吃饭的时候林雨桐才问严格:“你战友的父亲那边要帮忙吗?”

严格皱眉:“他父亲是被车给撞了,不知道从哪来的一伙子公子哥,在山道上赛车呢,把人给撞沟里去了,要不是救的及时,人早没了。他弟弟去找那帮子,结果被扔了两千块钱把人给撵出来了。他家才给他打电话,说是县城的医院都不收了……我这战友是我暑假下连队时候的班长,人不错,也老实。没别的法子,给我打了电话,他知道我是京城的,其实就是想叫我带路,他没来过京城,不知道哪个医院好……我当是都到火车站了,最后还是先去了他们家……”

这事的性质就很恶劣了。

清宁就说:“谁家的公子哥?该怎么着怎么着!真无法无天了。”十分看不上。

严格的眼里闪过一丝阴霾,“我知道。
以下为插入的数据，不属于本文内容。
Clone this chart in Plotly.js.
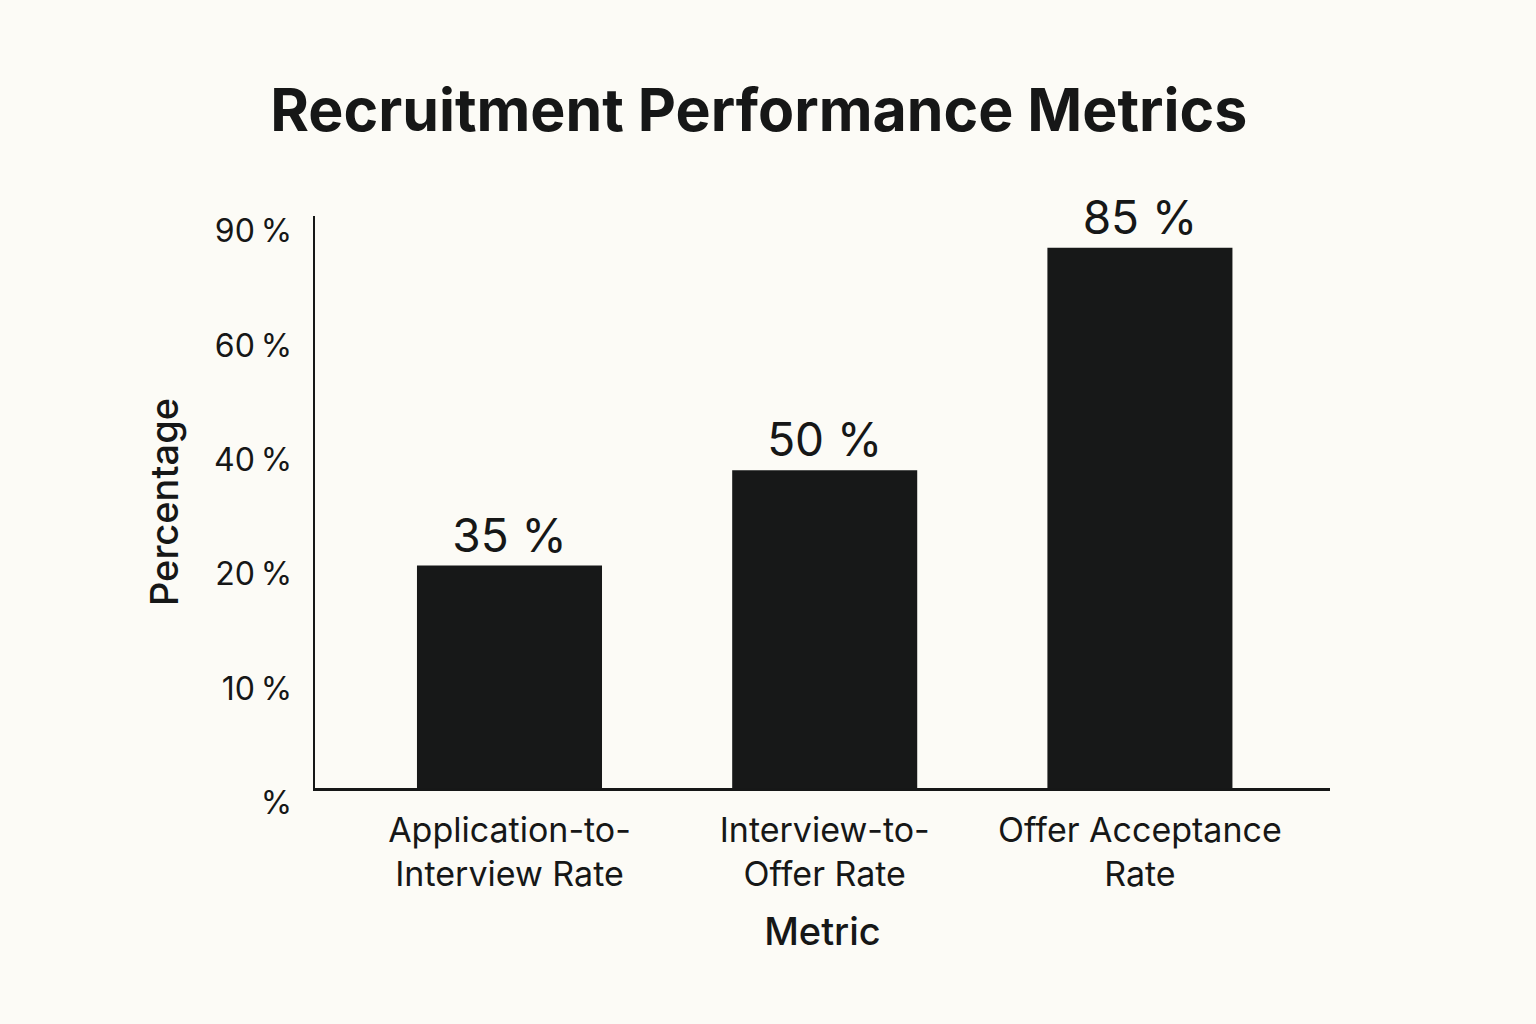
<!DOCTYPE html>
<html>
<head>
<meta charset="utf-8">
<script src="https://cdn.plot.ly/plotly-3.0.1.min.js"></script>
<style>
html,body{margin:0;padding:0;background:#fcfbf6;}
#chart{width:1536px;height:1024px;}
</style>
</head>
<body>
<div id="chart"></div>
<script>
const categories = ["Application-to-<br>Interview Rate", "Interview-to-<br>Offer Rate", "Offer Acceptance<br>Rate"];
const values = [35, 50, 85];
const valueLabels = ["35 %", "50 %", "85 %"];
const yTickVals = [0, 18, 36, 54, 72, 90];
const yTickText = ["%", "10\u2009%", "20\u2009%", "40\u2009%", "60\u2009%", "90\u2009%"];

const ink = "#161717";
const font = "Inter, 'Noto Sans', 'DejaVu Sans', sans-serif";

const trace = {
  type: "bar",
  x: [0, 1, 2],
  y: values,
  text: valueLabels,
  textposition: "outside",
  cliponaxis: false,
  textfont: {family: font, size: 46, color: ink},
  marker: {color: "#171818", line: {width: 0}},
  width: 0.587,
  hoverinfo: "none"
};

const layout = {
  width: 1536,
  height: 1024,
  paper_bgcolor: "#fcfbf6",
  plot_bgcolor: "#fcfbf6",
  margin: {l: 315, r: 206, t: 216, b: 236},
  showlegend: false,
  title: {
    text: "<b>Recruitment Performance Metrics</b>",
    font: {family: font, size: 59, color: ink},
    x: 0.494, xanchor: "center",
    y: 0.892, yanchor: "middle"
  },
  xaxis: {
    range: [-0.617, 2.603],
    tickvals: [0, 1, 2],
    ticktext: categories,
    showline: true, linecolor: ink, linewidth: 3,
    showgrid: false, zeroline: false,
    ticks: "",
    ticklabelstandoff: 10,
    tickfont: {family: font, size: 34, color: ink},
    title: {text: "Metric", font: {family: font, size: 38, color: ink, weight: 500}, standoff: 26}
  },
  yaxis: {
    range: [0, 90],
    tickvals: yTickVals,
    ticktext: yTickText,
    showline: true, linecolor: ink, linewidth: 2.5,
    showgrid: false, zeroline: false,
    ticks: "",
    ticklabelshift: 15,
    ticklabelstandoff: 14,
    tickfont: {family: font, size: 32, color: ink},
    title: {text: "Percentage", font: {family: font, size: 38, color: ink, weight: 500}, standoff: 24}
  }
};

Plotly.newPlot("chart", [trace], layout, {displayModeBar: false, staticPlot: true});
</script>
</body>
</html>
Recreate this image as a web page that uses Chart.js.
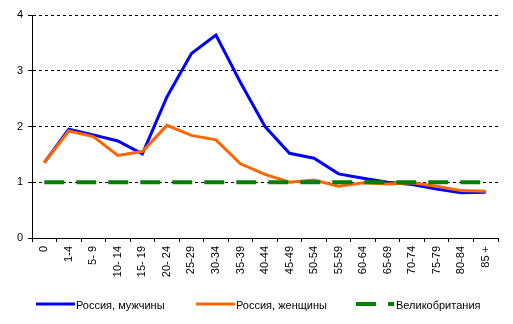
<!DOCTYPE html>
<html><head><meta charset="utf-8">
<script src="https://cdn.jsdelivr.net/npm/chart.js@4"></script>
<style>html,body{margin:0;padding:0;background:#fff}#w{width:513px;height:324px}</style>
</head><body><div id="w"><canvas id="c" width="513" height="324"></canvas></div>
<script>
const categories = ["0","1-4","5- 9","10- 14","15- 19","20- 24","25-29","30-34","35-39","40-44","45-49","50-54","55-59","60-64","65-69","70-74","75-79","80-84","85 +"];
const russiaMen = [1.35,1.95,1.85,1.74,1.51,2.53,3.31,3.64,2.79,2.0,1.52,1.43,1.15,1.07,1.0,0.96,0.88,0.81,0.82];
const russiaWomen = [1.35,1.92,1.82,1.48,1.55,2.02,1.84,1.76,1.33,1.14,1.0,1.04,0.93,0.99,0.97,0.99,0.93,0.85,0.84];
const britain = [1,1,1,1,1,1,1,1,1,1,1,1,1,1,1,1,1,1,1];
const seriesNames = ["Россия, мужчины","Россия, женщины","Великобритания"];
const yTicks = [0,1,2,3,4];

Chart.defaults.font.family = "'Liberation Sans', Arial, sans-serif";
Chart.defaults.font.size = 11;
Chart.defaults.color = '#000';

const legendPlugin = {
  id: 'excelLegend',
  afterDraw(chart) {
    const ctx = chart.ctx;
    const starts = [36, 196, 356];
    const lineY = 304;
    ctx.save();
    ctx.font = "11px 'Liberation Sans', Arial, sans-serif";
    ctx.textBaseline = 'middle';
    ctx.textAlign = 'left';
    chart.data.datasets.forEach((ds, i) => {
      const x0 = starts[i];
      ctx.strokeStyle = ds.borderColor;
      ctx.lineWidth = ds.borderWidth;
      ctx.setLineDash(ds.borderDash || []);
      ctx.lineDashOffset = 0;
      ctx.beginPath();
      ctx.moveTo(x0, lineY);
      ctx.lineTo(x0 + (ds.borderDash ? 38 : 39), lineY);
      ctx.stroke();
      ctx.setLineDash([]);
      ctx.fillStyle = '#000';
      ctx.fillText(ds.label, x0 + 40, lineY + 1.5);
    });
    ctx.restore();
  }
};

new Chart(document.getElementById('c'), {
  type: 'line',
  data: {
    labels: categories,
    datasets: [
      {label: seriesNames[0], data: russiaMen, borderColor: '#0000FF', backgroundColor: '#0000FF', borderWidth: 3, pointRadius: 0, tension: 0, order: 3},
      {label: seriesNames[1], data: russiaWomen, borderColor: '#FF6600', backgroundColor: '#FF6600', borderWidth: 3, pointRadius: 0, tension: 0, order: 2},
      {label: seriesNames[2], data: britain, borderColor: '#008000', backgroundColor: '#008000', borderWidth: 4, borderDash: [20,12], pointRadius: 0, tension: 0, order: 1}
    ]
  },
  plugins: [legendPlugin],
  options: {
    responsive: false,
    animation: false,
    layout: {padding: {left: 15, right: 15, top: 15, bottom: 44}},
    plugins: {
      tooltip: {enabled: false},
      legend: {display: false}
    },
    scales: {
      x: {
        type: 'category',
        offset: true,
        grid: {drawOnChartArea: false, drawTicks: true, tickLength: 4, offset: true, color: '#000', tickColor: '#000'},
        border: {color: '#000', width: 1},
        ticks: {minRotation: 90, maxRotation: 90, autoSkip: false, padding: 4, color: '#000', font: {size: 11}},
        afterFit: s => { s.height = 42; }
      },
      y: {
        min: 0, max: 4,
        afterBuildTicks: s => { s.ticks = yTicks.map(v => ({value: v})); },
        grid: {
          color: c => (c.tick && c.tick.value === 0) ? 'rgba(0,0,0,0)' : '#000',
          tickColor: '#000', tickLength: 4, lineWidth: 1
        },
        border: {color: '#000', width: 1, dash: [3,3]},
        ticks: {padding: 5, color: '#000', font: {size: 11}},
        afterFit: s => { s.width = 17; }
      }
    }
  }
});
</script></body></html>
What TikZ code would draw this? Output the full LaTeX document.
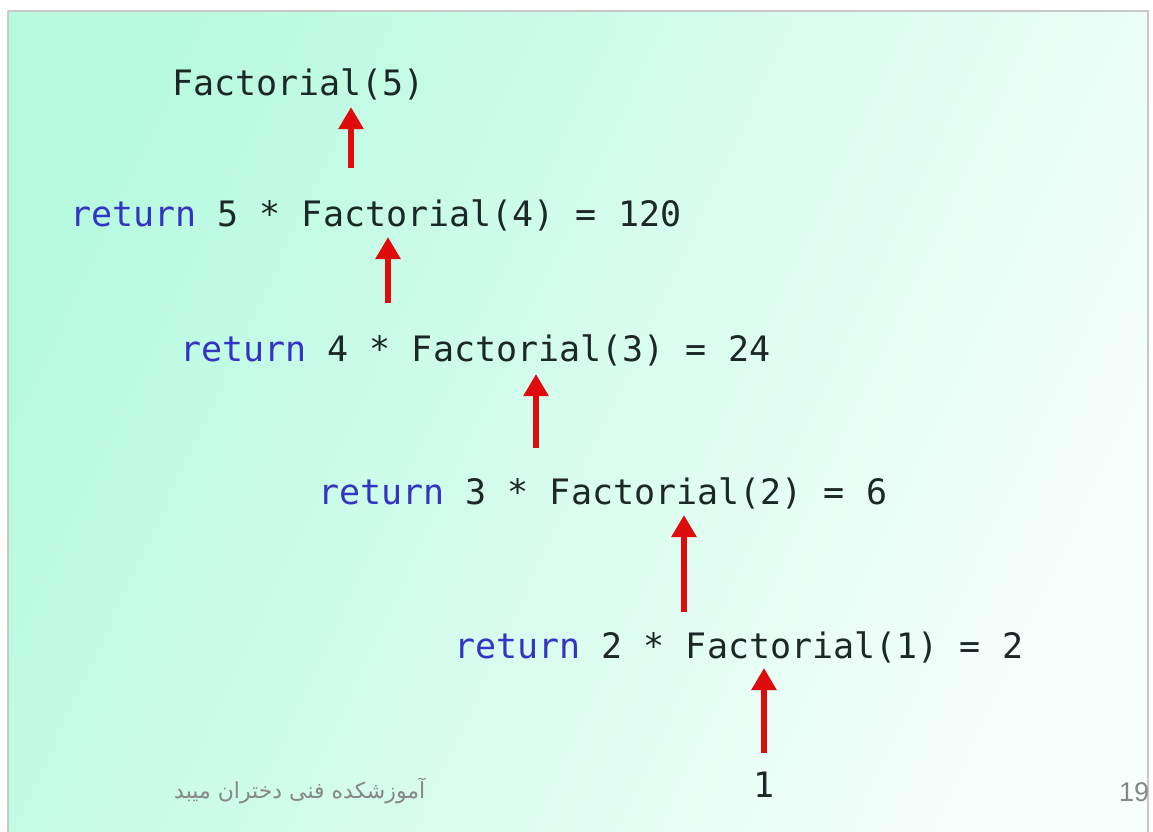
\documentclass[tikz,border=0pt]{standalone}
\usepackage{fontspec}
\usetikzlibrary{arrows.meta}
\TeXXeTstate=1
\newfontfamily\codefont{DejaVu Sans Mono}
\newfontfamily\arabicfont[Script=Arabic]{DejaVu Sans}
\newfontfamily\numfont{Liberation Sans}
\definecolor{kwblue}{RGB}{52,52,196}
\definecolor{codetext}{RGB}{28,40,40}
\definecolor{arrowred}{RGB}{222,12,12}
\definecolor{mintA}{RGB}{184,250,224}
\definecolor{mintB}{RGB}{246,255,252}
\definecolor{framegray}{RGB}{200,200,200}
\definecolor{footgray}{RGB}{135,135,135}
\tikzset{
  codeline/.style={anchor=base west, inner sep=0pt, text=codetext,
    font=\codefont\fontsize{35bp}{40bp}\selectfont},
  retarrow/.style={draw=arrowred, line width=6bp,
    -{Triangle[width=24bp,length=22bp]}},
  footer/.style={inner sep=0pt, text=footgray}
}
\newcommand{\kw}[1]{\textcolor{kwblue}{#1}}
\begin{document}
\begin{tikzpicture}[x=1bp,y=-1bp]
\useasboundingbox (0,0) rectangle (1153,832);
\clip (0,0) rectangle (1153,832);
\fill[white] (0,0) rectangle (1153,832);
\shade[left color=mintA, right color=mintB, shading angle=65] (9,12) rectangle (1147,840);
\draw[framegray, line width=1.5bp] (8,11) -- (1148,11) -- (1148,840);
\draw[framegray, line width=1.5bp] (8,11) -- (8,840);

\node[codeline] (f5) at (172,95) {Factorial(5)};
\node[codeline] (l4) at (70,226) {\kw{return} 5 * Factorial(4) = 120};
\node[codeline] (l3) at (180,361) {\kw{return} 4 * Factorial(3) = 24};
\node[codeline] (l2) at (318,504) {\kw{return} 3 * Factorial(2) = 6};
\node[codeline] (l1) at (454,658) {\kw{return} 2 * Factorial(1) = 2};
\node[codeline] (one) at (753,797) {1};

\coordinate (a1s) at (351,168); \coordinate (a1e) at (351,107);
\coordinate (a2s) at (388,303); \coordinate (a2e) at (388,237);
\coordinate (a3s) at (536,448); \coordinate (a3e) at (536,374);
\coordinate (a4s) at (684,612); \coordinate (a4e) at (684,515);
\coordinate (a5s) at (764,753); \coordinate (a5e) at (764,668);
\draw[retarrow] (a1s) -- (a1e);
\draw[retarrow] (a2s) -- (a2e);
\draw[retarrow] (a3s) -- (a3e);
\draw[retarrow] (a4s) -- (a4e);
\draw[retarrow] (a5s) -- (a5e);

\node[footer, anchor=base west, font=\arabicfont\fontsize{22bp}{26bp}\selectfont] (foot) at (174,798) {\beginR آموزشکده فنی دختران میبد\endR};
\node[footer, anchor=base west, font=\numfont\fontsize{27bp}{32bp}\selectfont] (page) at (1119,801) {19};
\end{tikzpicture}
\end{document}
”却扔过这个话题,说起了其他。

吃了饭他得先回家,清宁在家耗了半天时间,起身拿着钥匙去了隔壁的小区,那里严格有一套自己的房子,她想了想还是过去收拾收拾,防着他战友借住。

房子装修的很简单,是她帮着装的,家具也是她帮着采购的,这里她比严格熟悉。

其实隔上一两周总叫保洁的来打扫一遍,因此也没脏到哪里去。

收拾好了,躺在卧室里的大阳台上,眯眼晒太阳,心里却想着自家老话。